On laisse Laurent à la bibliothèque pour qu’il glâne le wi-fi… l’objectif est de terminer la carte de notre blogue. C’est fait ! Je poursuis avec Aymeric, direction l’épicerie. Même le ventre plein, j’ai les yeux plus grands que la panse. Résultat, il n’y a plus de place pour Aymeric dans le chariot une fois que j’y ai déposé nos vivres. Il se creuse un petit trou pour ses pieds et s’assoit sur les céréales. Pendant les 20 minutes de trajet jusqu’au port, au pays de la voiture, les gens me regardent d’un air surpris. Une réflexion intense s’en suit. Est-ce que je vais ou non à la buanderie ? Tout est sale et on planifie un 24 heures en mer.
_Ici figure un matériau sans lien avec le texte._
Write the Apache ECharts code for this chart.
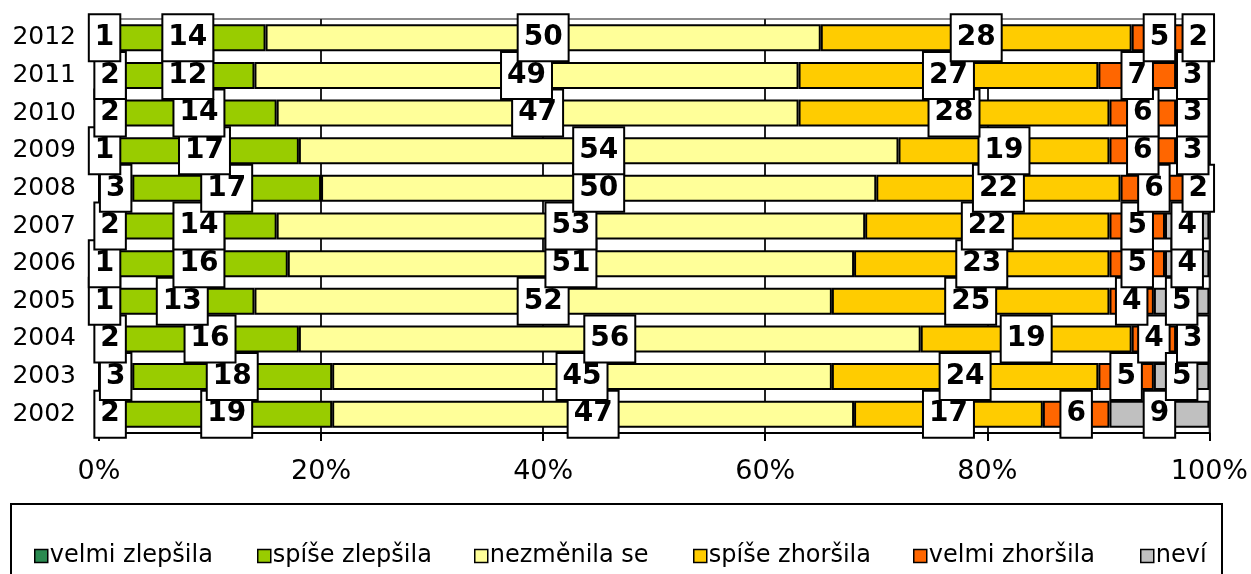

Après l’épicerie, deux heures sans jouets à attendre qu’une machine essore notre linge demeurent un traitement cruel et inusité. C’est réglé, on va au parc. On y fait une précieuse rencontre, celle d’Eva. La demoiselle de 20 mois adore les comptines françaises que lui chante sa maman (elle a vécu 5 ans à Paris) et Aymeric se plait à se joindre à elles. Enfin un contact avec d’autres enfants. Aymeric est tout simplement ravi et moi aussi. C’est l’une de nos premières vraies rencontres avec des Américains.